> _Instructions for the task_:
Reproduce exactly only the lines from the line that holds "Give me the Plotly source for this chart." to the line that holds "return (225 - p) / 208", inclusive, in the listing below, and please leave out every picture.

> _Provided records_:
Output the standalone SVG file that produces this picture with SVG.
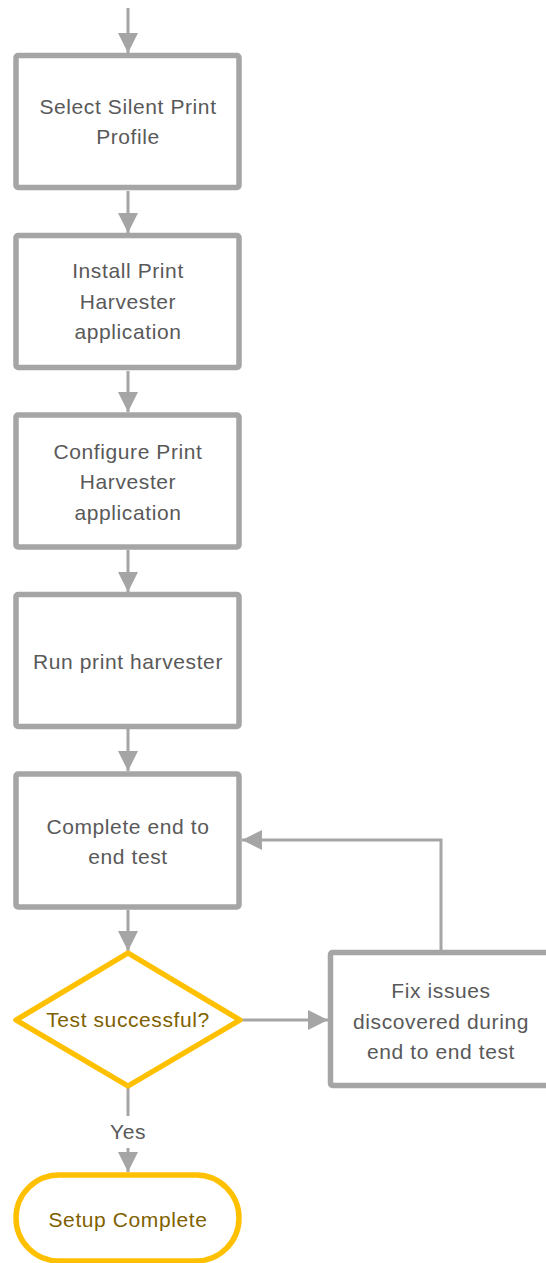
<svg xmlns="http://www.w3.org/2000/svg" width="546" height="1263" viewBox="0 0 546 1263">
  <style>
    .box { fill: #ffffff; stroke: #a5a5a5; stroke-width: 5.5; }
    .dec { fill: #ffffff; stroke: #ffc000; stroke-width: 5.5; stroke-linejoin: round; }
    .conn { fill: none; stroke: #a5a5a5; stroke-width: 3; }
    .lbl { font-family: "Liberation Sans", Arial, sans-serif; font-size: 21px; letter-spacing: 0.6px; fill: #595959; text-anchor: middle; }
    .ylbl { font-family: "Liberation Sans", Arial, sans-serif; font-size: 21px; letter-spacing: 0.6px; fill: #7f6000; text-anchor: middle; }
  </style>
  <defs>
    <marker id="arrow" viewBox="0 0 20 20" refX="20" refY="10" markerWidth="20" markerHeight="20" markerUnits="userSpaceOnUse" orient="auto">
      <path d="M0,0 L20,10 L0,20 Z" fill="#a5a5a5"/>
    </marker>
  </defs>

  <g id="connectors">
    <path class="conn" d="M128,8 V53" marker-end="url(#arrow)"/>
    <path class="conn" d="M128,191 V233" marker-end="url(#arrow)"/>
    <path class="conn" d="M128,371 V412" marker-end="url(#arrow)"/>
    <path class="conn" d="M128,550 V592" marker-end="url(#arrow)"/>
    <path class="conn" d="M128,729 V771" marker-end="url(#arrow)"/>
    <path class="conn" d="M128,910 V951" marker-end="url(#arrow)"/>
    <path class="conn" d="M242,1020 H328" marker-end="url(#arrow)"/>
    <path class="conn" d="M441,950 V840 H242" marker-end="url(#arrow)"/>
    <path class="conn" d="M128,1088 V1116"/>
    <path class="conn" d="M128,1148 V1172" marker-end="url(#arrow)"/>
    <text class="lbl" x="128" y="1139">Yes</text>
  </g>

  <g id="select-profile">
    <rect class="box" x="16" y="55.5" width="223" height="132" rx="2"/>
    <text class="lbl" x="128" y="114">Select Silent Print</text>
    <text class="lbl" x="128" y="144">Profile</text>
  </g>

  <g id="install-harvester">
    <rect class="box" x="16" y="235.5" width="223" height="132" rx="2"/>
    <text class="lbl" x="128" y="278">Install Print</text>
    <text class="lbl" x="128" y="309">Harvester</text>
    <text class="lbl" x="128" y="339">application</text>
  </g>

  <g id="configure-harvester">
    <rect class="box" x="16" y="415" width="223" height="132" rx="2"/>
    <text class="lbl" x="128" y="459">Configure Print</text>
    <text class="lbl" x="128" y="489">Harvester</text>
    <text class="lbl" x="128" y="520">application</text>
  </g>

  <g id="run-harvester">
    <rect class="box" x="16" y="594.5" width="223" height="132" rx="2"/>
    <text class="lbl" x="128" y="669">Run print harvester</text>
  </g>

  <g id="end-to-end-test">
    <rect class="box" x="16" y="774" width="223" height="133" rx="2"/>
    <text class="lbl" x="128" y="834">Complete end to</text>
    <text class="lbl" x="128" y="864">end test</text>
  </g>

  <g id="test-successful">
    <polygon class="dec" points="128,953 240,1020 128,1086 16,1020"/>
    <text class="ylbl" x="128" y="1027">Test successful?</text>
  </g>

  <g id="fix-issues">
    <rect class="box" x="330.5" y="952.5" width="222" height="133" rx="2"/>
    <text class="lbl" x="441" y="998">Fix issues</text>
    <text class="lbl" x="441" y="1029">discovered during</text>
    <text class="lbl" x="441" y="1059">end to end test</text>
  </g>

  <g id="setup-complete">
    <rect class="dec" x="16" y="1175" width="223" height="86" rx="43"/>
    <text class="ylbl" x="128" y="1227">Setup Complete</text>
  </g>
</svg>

* * *

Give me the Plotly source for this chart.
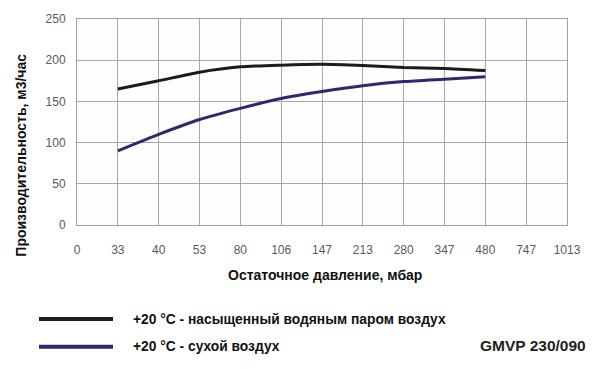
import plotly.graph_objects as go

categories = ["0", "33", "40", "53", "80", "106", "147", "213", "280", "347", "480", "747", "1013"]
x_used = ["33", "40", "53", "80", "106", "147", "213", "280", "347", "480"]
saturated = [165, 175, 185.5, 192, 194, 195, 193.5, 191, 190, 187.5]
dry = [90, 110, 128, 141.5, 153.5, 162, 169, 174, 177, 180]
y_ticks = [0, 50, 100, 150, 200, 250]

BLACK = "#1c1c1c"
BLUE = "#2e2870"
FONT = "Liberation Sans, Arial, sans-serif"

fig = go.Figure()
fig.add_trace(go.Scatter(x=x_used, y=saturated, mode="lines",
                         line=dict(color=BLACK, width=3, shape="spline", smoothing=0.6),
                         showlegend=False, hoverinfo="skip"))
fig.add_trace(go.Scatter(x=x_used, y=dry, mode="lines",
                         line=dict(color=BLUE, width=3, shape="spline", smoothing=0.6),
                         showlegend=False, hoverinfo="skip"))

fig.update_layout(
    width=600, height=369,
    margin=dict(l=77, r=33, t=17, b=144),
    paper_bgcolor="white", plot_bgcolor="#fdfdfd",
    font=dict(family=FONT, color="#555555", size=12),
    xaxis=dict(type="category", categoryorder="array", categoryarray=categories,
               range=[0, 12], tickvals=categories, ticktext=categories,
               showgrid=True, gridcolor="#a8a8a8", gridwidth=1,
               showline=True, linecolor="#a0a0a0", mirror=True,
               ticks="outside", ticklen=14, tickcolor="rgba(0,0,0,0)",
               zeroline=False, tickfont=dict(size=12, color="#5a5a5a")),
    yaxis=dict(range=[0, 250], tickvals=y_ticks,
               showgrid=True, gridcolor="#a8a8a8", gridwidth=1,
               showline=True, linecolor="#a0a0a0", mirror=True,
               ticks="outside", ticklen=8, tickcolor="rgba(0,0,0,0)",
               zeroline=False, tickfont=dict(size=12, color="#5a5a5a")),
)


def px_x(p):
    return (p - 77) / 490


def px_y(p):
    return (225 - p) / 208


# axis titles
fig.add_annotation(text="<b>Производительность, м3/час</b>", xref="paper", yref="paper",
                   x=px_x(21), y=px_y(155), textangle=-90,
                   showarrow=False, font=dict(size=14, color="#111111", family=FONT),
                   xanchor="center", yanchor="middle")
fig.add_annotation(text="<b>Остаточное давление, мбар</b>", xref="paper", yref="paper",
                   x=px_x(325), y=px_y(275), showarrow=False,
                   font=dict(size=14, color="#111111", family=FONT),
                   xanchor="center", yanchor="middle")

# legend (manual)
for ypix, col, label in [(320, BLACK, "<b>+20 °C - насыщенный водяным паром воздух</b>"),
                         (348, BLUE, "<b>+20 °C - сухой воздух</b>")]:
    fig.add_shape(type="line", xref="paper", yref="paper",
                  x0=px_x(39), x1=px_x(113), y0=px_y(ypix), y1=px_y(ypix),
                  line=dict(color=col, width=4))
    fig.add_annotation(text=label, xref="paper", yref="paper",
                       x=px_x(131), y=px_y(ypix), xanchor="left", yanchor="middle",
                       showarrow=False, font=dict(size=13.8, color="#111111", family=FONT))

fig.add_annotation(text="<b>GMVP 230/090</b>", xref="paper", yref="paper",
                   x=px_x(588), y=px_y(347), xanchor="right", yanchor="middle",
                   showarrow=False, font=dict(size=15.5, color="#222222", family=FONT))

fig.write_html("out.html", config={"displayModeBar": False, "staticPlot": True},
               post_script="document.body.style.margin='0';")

> _Result_:
Give me the Plotly source for this chart.
import plotly.graph_objects as go

categories = ["0", "33", "40", "53", "80", "106", "147", "213", "280", "347", "480", "747", "1013"]
x_used = ["33", "40", "53", "80", "106", "147", "213", "280", "347", "480"]
saturated = [165, 175, 185.5, 192, 194, 195, 193.5, 191, 190, 187.5]
dry = [90, 110, 128, 141.5, 153.5, 162, 169, 174, 177, 180]
y_ticks = [0, 50, 100, 150, 200, 250]

BLACK = "#1c1c1c"
BLUE = "#2e2870"
FONT = "Liberation Sans, Arial, sans-serif"

fig = go.Figure()
fig.add_trace(go.Scatter(x=x_used, y=saturated, mode="lines",
                         line=dict(color=BLACK, width=3, shape="spline", smoothing=0.6),
                         showlegend=False, hoverinfo="skip"))
fig.add_trace(go.Scatter(x=x_used, y=dry, mode="lines",
                         line=dict(color=BLUE, width=3, shape="spline", smoothing=0.6),
                         showlegend=False, hoverinfo="skip"))

fig.update_layout(
    width=600, height=369,
    margin=dict(l=77, r=33, t=17, b=144),
    paper_bgcolor="white", plot_bgcolor="#fdfdfd",
    font=dict(family=FONT, color="#555555", size=12),
    xaxis=dict(type="category", categoryorder="array", categoryarray=categories,
               range=[0, 12], tickvals=categories, ticktext=categories,
               showgrid=True, gridcolor="#a8a8a8", gridwidth=1,
               showline=True, linecolor="#a0a0a0", mirror=True,
               ticks="outside", ticklen=14, tickcolor="rgba(0,0,0,0)",
               zeroline=False, tickfont=dict(size=12, color="#5a5a5a")),
    yaxis=dict(range=[0, 250], tickvals=y_ticks,
               showgrid=True, gridcolor="#a8a8a8", gridwidth=1,
               showline=True, linecolor="#a0a0a0", mirror=True,
               ticks="outside", ticklen=8, tickcolor="rgba(0,0,0,0)",
               zeroline=False, tickfont=dict(size=12, color="#5a5a5a")),
)


def px_x(p):
    return (p - 77) / 490


def px_y(p):
    return (225 - p) / 208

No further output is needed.